Die Irländer haben da einen sehr schönen Spruch: „Ein Fremder ist immer ein Freund, den man nur noch nicht kennt.“

„Zeig mir deinen Bizeps, Trizeps…“
Es gibt sie wirklich, die selbstverliebten Muskelküsser vor dem Spiegel. Die so laut stöhnen müssen, dass es auch ja jeder hört, wie sie schuften und ackern für ihre Figur. Das ist köstlich bis abstoßend, ich war mir da unsicher. Gleichzeitig gibt es die alten Herren, die ganz ohne stöhnen 30 Klimmzüge hinlegen. Beeindruckend und ein schöner Richtwert fürs Älterwerden: Das geht auch in der Variante agil und sportlich.

Das viele Potenzial
Mir fiel mein Vati wieder ein, der in seinen besten Jahren die Figur der Kerlchen hatte, die im Fitti vor sich hinschuften. Vati war damals nicht im Fitness-Studio, Vati war arbeiten und danach noch pfuschen und Freunden helfen. Vati hat sich nützlich gemacht. Ich hab so manches Mal überlegt, wieviel Potenzial hier eigentlich flöten geht, weil die Leute Stangen vor und zurück und rauf und runter schieben.
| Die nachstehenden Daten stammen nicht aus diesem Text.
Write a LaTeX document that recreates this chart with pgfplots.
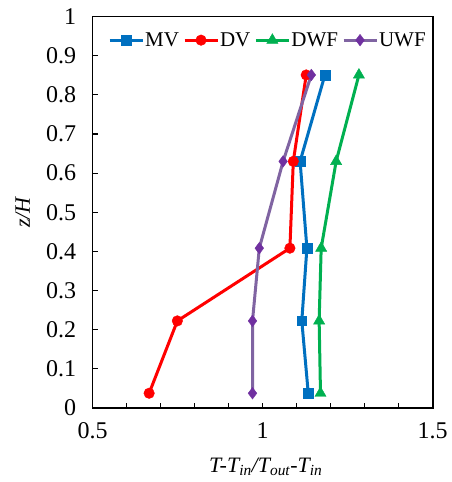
\documentclass[border=0pt]{standalone}
\usepackage{fontspec}
\setmainfont{Liberation Serif}
\usepackage{pgfplots}
\pgfplotsset{compat=1.18}
\definecolor{mvblue}{RGB}{0,112,192}
\definecolor{dvred}{RGB}{255,0,0}
\definecolor{dwfgreen}{RGB}{0,176,80}
\definecolor{uwfline}{RGB}{128,100,162}
\definecolor{uwfmark}{RGB}{112,48,160}
\begin{document}
\begin{tikzpicture}
\begin{axis}[
    scale only axis,
    width=340pt, height=391pt,
    xmin=0.5, xmax=1.5, ymin=0, ymax=1,
    xtick={0.5,1,1.5},
    minor xtick={0.6,0.7,0.8,0.9,1.1,1.2,1.3,1.4},
    ytick={0,0.1,0.2,0.3,0.4,0.5,0.6,0.7,0.8,0.9,1},
    yticklabels={0,0.1,0.2,0.3,0.4,0.5,0.6,0.7,0.8,0.9,1},
    tick align=inside,
    xtick pos=bottom, ytick pos=left,
    major tick length=5pt, minor tick length=5pt,
    every tick/.style={black, line width=1.1pt},
    axis line style={line width=1.6pt},
    tick label style={font=\fontsize{24}{26}\selectfont},
    yticklabel style={xshift=-13pt},
    xticklabel style={yshift=-11pt},
    /pgf/number format/assume math mode=true,
    xlabel={\textit{T-T\textsubscript{in}/T\textsubscript{out}-T\textsubscript{in}}},
    ylabel={\textit{z/H}},
    every axis x label/.style={at={(axis description cs:0.5,0)}, xshift=3pt, yshift=-65pt, anchor=base,
        font=\fontsize{22}{24}\selectfont},
    every axis y label/.style={at={(axis description cs:0,0.5)}, xshift=-70pt, rotate=90, anchor=center,
        font=\fontsize{22}{24}\selectfont},
    legend style={draw=none, fill=none, at={(0.045,0.94)}, anchor=west, inner sep=0pt,
        font=\fontsize{21}{24}\selectfont,
        nodes={inner sep=1pt},
        /tikz/every odd column/.append style={column sep=0pt},
        /tikz/every even column/.append style={column sep=3pt}},
    legend columns=4,
    legend image code/.code={
        \draw[#1] (0pt,0pt) -- (33pt,0pt);
        \draw[#1, only marks] plot coordinates {(16.5pt,0pt)};
    },
]
\addplot[mvblue, line width=3pt, mark=square*, mark size=4.8pt, mark options={solid, line width=0.4pt}] coordinates {
    (1.134,0.037) (1.115,0.222) (1.13,0.408) (1.11,0.630) (1.183,0.851)
};
\addplot[dvred, line width=3pt, mark=*, mark size=5.3pt, mark options={solid, line width=0.4pt}] coordinates {
    (0.666,0.037) (0.749,0.222) (1.08,0.408) (1.09,0.630) (1.128,0.851)
};
\addplot[dwfgreen, line width=3pt, mark=triangle*, mark size=6.5pt, mark options={solid, line width=0.4pt}] coordinates {
    (1.170,0.037) (1.166,0.222) (1.172,0.408) (1.216,0.630) (1.283,0.851)
};
\addplot[uwfline, line width=3pt, mark=diamond*, mark size=5.8pt, mark options={solid, line width=0.4pt, fill=uwfmark, draw=uwfmark}] coordinates {
    (0.970,0.037) (0.970,0.222) (0.990,0.408) (1.060,0.630) (1.143,0.851)
};
\legend{MV, DV, DWF, UWF}
\end{axis}
\path (current axis.south west) ++(-92.7pt,-74.3pt) rectangle ++(448pt,482pt);
\end{tikzpicture}
\end{document}
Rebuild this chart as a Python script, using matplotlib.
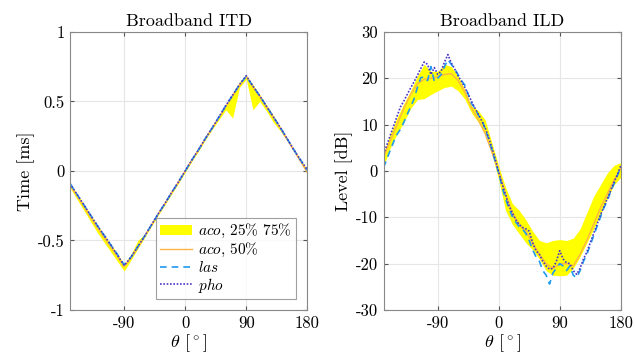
import numpy as np
import matplotlib
matplotlib.use('Agg')
import matplotlib.pyplot as plt

plt.rcParams['font.family'] = 'serif'
plt.rcParams['font.serif'] = ['cmr10']
plt.rcParams['mathtext.fontset'] = 'cm'
plt.rcParams['axes.unicode_minus'] = False
plt.rcParams['axes.formatter.use_mathtext'] = True

# ITD data, 10 deg steps
theta_itd = list(range(-170, 181, 10))
itd_las = [-0.09, -0.165, -0.24, -0.315, -0.39, -0.46, -0.53, -0.60, -0.675, -0.62, -0.545, -0.47,
           -0.39, -0.31, -0.235, -0.155, -0.08, 0.0, 0.08, 0.155, 0.235, 0.31, 0.39, 0.47,
           0.545, 0.62, 0.68, 0.61, 0.54, 0.465, 0.39, 0.315, 0.235, 0.155, 0.08, 0.005]
itd_pho = [-0.09, -0.165, -0.24, -0.315, -0.39, -0.46, -0.53, -0.605, -0.68, -0.62, -0.545, -0.47,
           -0.39, -0.31, -0.235, -0.155, -0.08, 0.0, 0.08, 0.155, 0.235, 0.31, 0.39, 0.47,
           0.545, 0.62, 0.685, 0.61, 0.54, 0.465, 0.39, 0.315, 0.235, 0.155, 0.08, 0.01]
itd_med = [-0.10, -0.175, -0.25, -0.33, -0.405, -0.475, -0.545, -0.615, -0.69, -0.625, -0.55, -0.47,
           -0.39, -0.31, -0.235, -0.155, -0.08, 0.0, 0.08, 0.155, 0.235, 0.31, 0.385, 0.465,
           0.54, 0.615, 0.68, 0.605, 0.535, 0.46, 0.385, 0.31, 0.23, 0.15, 0.07, -0.01]
itd_lo = [-0.12, -0.20, -0.28, -0.36, -0.44, -0.51, -0.58, -0.65, -0.72, -0.64, -0.56, -0.48,
          -0.40, -0.32, -0.245, -0.165, -0.09, -0.01, 0.07, 0.145, 0.225, 0.30, 0.37, 0.44,
          0.38, 0.60, 0.66, 0.44, 0.50, 0.43, 0.35, 0.29, 0.22, 0.145, 0.07, -0.01]
itd_hi = [-0.09, -0.16, -0.235, -0.31, -0.385, -0.455, -0.525, -0.595, -0.67, -0.60, -0.50, -0.455,
          -0.38, -0.30, -0.225, -0.145, -0.07, 0.01, 0.09, 0.165, 0.245, 0.32, 0.40, 0.48,
          0.56, 0.64, 0.69, 0.62, 0.55, 0.475, 0.40, 0.32, 0.24, 0.16, 0.085, 0.01]

# ILD data: aco at 10 deg, las/pho at 5 deg
theta_ild_aco = list(range(-170, 181, 10))
ild_med = [2.9, 6.5, 10.0, 13.5, 16.5, 18.8, 19.8, 20.0, 20.3, 20.8, 21.0, 19.5,
           17.0, 13.5, 11.0, 8.0, 4.0, 0.0, -5.0, -9.0, -11.5, -13.0, -15.5, -18.0,
           -20.0, -21.0, -20.0, -20.0, -20.5, -18.0, -15.0, -11.5, -8.0, -5.0, -2.0, 0.5]
ild_lo = [1.0, 5.0, 8.0, 10.5, 13.5, 15.4, 15.6, 16.5, 17.3, 18.0, 18.3, 17.3,
          15.5, 12.5, 10.5, 8.0, 3.5, -2.0, -8.5, -11.5, -13.5, -15.5, -17.0, -19.0,
          -21.5, -22.5, -22.6, -22.5, -21.0, -18.5, -15.5, -12.5, -9.5, -6.0, -3.0, -1.4]
ild_hi = [3.8, 8.0, 11.5, 14.5, 17.3, 20.5, 23.0, 21.5, 21.5, 23.0, 22.5, 20.5,
          17.5, 14.0, 13.0, 11.0, 6.0, 1.0, -3.5, -7.0, -8.5, -10.5, -13.0, -15.0,
          -15.5, -15.0, -14.8, -15.0, -14.5, -12.5, -9.0, -5.5, -3.0, -0.5, 1.2, 1.8]

theta_ild = list(range(-170, 181, 5))
ild_pho = [3.6, 5.6, 7.7, 9.7, 11.8, 13.8, 15.1, 16.5, 17.9, 19.2, 20.6, 22.1, 23.5, 23.0,
           20.8, 22.3, 20.8, 21.5, 23.5, 25.1, 23.3, 22.0, 20.5, 19.3, 18.0, 16.5, 15.0,
           13.5, 12.2, 10.8, 9.3, 7.2, 5.0, 2.5, -0.3, -2.8, -5.0, -7.5, -9.0, -10.5, -11.5,
           -12.2, -12.5, -13.0, -15.5, -17.2, -18.0, -19.5, -20.5, -21.2, -21.0, -19.5, -17.2,
           -19.0, -19.8, -20.0, -21.5, -22.3, -21.0, -19.0, -17.5, -15.5, -13.5, -11.5, -9.5,
           -7.8, -6.0, -4.3, -2.5, -0.8, 1.1]
ild_las = [0.7, 2.6, 4.5, 6.3, 7.9, 9.0, 10.5, 12.2, 13.8, 15.5, 18.0, 20.1, 20.3, 19.5,
           22.5, 19.3, 20.0, 20.8, 22.5, 24.0, 23.0, 22.0, 20.8, 19.5, 18.5, 16.5, 14.5,
           13.5, 12.0, 11.0, 9.0, 7.0, 4.5, 2.0, -0.5, -3.5, -6.0, -8.0, -9.8, -11.0, -12.0,
           -12.5, -13.5, -15.0, -17.0, -18.5, -19.5, -21.5, -22.5, -24.4, -22.0, -21.0, -20.0,
           -20.5, -21.5, -20.5, -22.5, -23.0, -21.5, -19.5, -18.0, -16.0, -14.0, -12.0, -10.0,
           -8.0, -6.5, -4.5, -2.8, -1.0, 0.8]

c_band = '#ffff00'
c_med = '#ffb347'
c_las = '#1f9bf0'
c_pho = '#4a35c8'

fig = plt.figure(figsize=(6.36, 3.58), dpi=100)
ax1 = fig.add_axes([0.110, 0.134, 0.373, 0.777])
ax2 = fig.add_axes([0.603, 0.134, 0.373, 0.777])

def style(ax):
    ax.grid(True, color='#e6e6e6', linewidth=0.8)
    ax.set_axisbelow(True)
    ax.tick_params(direction='in', top=True, right=True, labelsize=12, length=3,
                   color='#555555', pad=4)
    for s in ax.spines.values():
        s.set_color('#888888')
        s.set_linewidth(0.8)
    ax.set_xlim(-170, 180)
    ax.set_xticks([-90, 0, 90, 180])
    ax.set_xticklabels(['-90', '0', '90', '180'])
    ax.set_xlabel(r'$\theta$ [$^\circ$]', fontsize=13, labelpad=1)

# ITD
ax1.fill_between(theta_itd, itd_lo, itd_hi, color=c_band, linewidth=0, label=r'$aco$, 25% 75%')
ax1.plot(theta_itd, itd_med, color=c_med, lw=1.0, label=r'$aco$, 50%')
ax1.plot(theta_itd, itd_las, color=c_las, lw=1.2, ls=(0, (4, 3)), label=r'$las$')
ax1.plot(theta_itd, itd_pho, color=c_pho, lw=1.2, ls=(0, (1, 1)), label=r'$pho$')
style(ax1)
ax1.set_ylim(-1, 1)
ax1.set_yticks([-1, -0.5, 0, 0.5, 1])
ax1.set_yticklabels(['-1', '-0.5', '0', '0.5', '1'])
ax1.set_ylabel('Time [ms]', fontsize=13, labelpad=2)
ax1.set_title('Broadband ITD', fontsize=13, pad=4)
leg = ax1.legend(loc='lower right', fontsize=11, frameon=True, fancybox=False,
                 edgecolor='#888888', borderpad=0.3, labelspacing=0.05, handlelength=2.1,
                 handletextpad=0.4, borderaxespad=0.7)
leg.get_frame().set_linewidth(0.8)

# ILD
ax2.fill_between(theta_ild_aco, ild_lo, ild_hi, color=c_band, linewidth=0)
ax2.plot(theta_ild_aco, ild_med, color=c_med, lw=1.0)
ax2.plot(theta_ild, ild_las, color=c_las, lw=1.2, ls=(0, (4, 3)))
ax2.plot(theta_ild, ild_pho, color=c_pho, lw=1.2, ls=(0, (1, 1)))
style(ax2)
ax2.set_ylim(-30, 30)
ax2.set_yticks([-30, -20, -10, 0, 10, 20, 30])
ax2.set_yticklabels(['-30', '-20', '-10', '0', '10', '20', '30'])
ax2.set_ylabel('Level [dB]', fontsize=13, labelpad=2)
ax2.set_title('Broadband ILD', fontsize=13, pad=4)

fig.savefig('out.png', dpi=100)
Wenn die alle so aktiv ihren Nachbarn und Freunden helfen würden, sich zu einem NAW versammeln und Parkanlagen in Ordnung bringen, Vereinsgebäude bauen, Bäume pflanzen, Zäune setzen etc würden. Irre! Wer bisher noch nicht die Idee hatte, bekommt sie jetzt von mir: Aufrufe nach Freiwilligen IMMER im Fitness-Studio auslegen. Dort sind Menschen, die rödeln ohne gesellschaftlichen Nutzen vor sich hin. Und manch einer will vielleicht sehr gerne mal zeigen, was für Kraft in ihm steckt.

Lust auf Sporteln?

Ja! Nach der Erfahrung ja. Und ich hoffe, ich habe ein kleines bisschen Lust gemacht, selber den eigenen Körper in die Hand zu nehmen und etwas zu tun. Es muss keine Meisterschaft werden. Man besiegt im Grunde sowieso immer nur sich selbst.

Studios

Ein Trainer meinte zum Abschied zu mir, ich soll dran bleiben, auch präventiv. Das sei wichtig.
Werde ich! Aber lebenspraktisch und sinnvoll, mit Gartenarbeit, Waldarbeit, Holz machen, Ausflügen zu Fuß oder mit Radtouren, Inlineskaten u.s.w.. Und im Herbst bin ich wieder da… in einem der Studios für einen kurzen Vertrag über den Winter. Damit ich nicht roste und meine guten Werte halte – bis ins hohe Alter!

Wir haben um die 10 Sportcentren in Görlitz. Probierts – für Euch!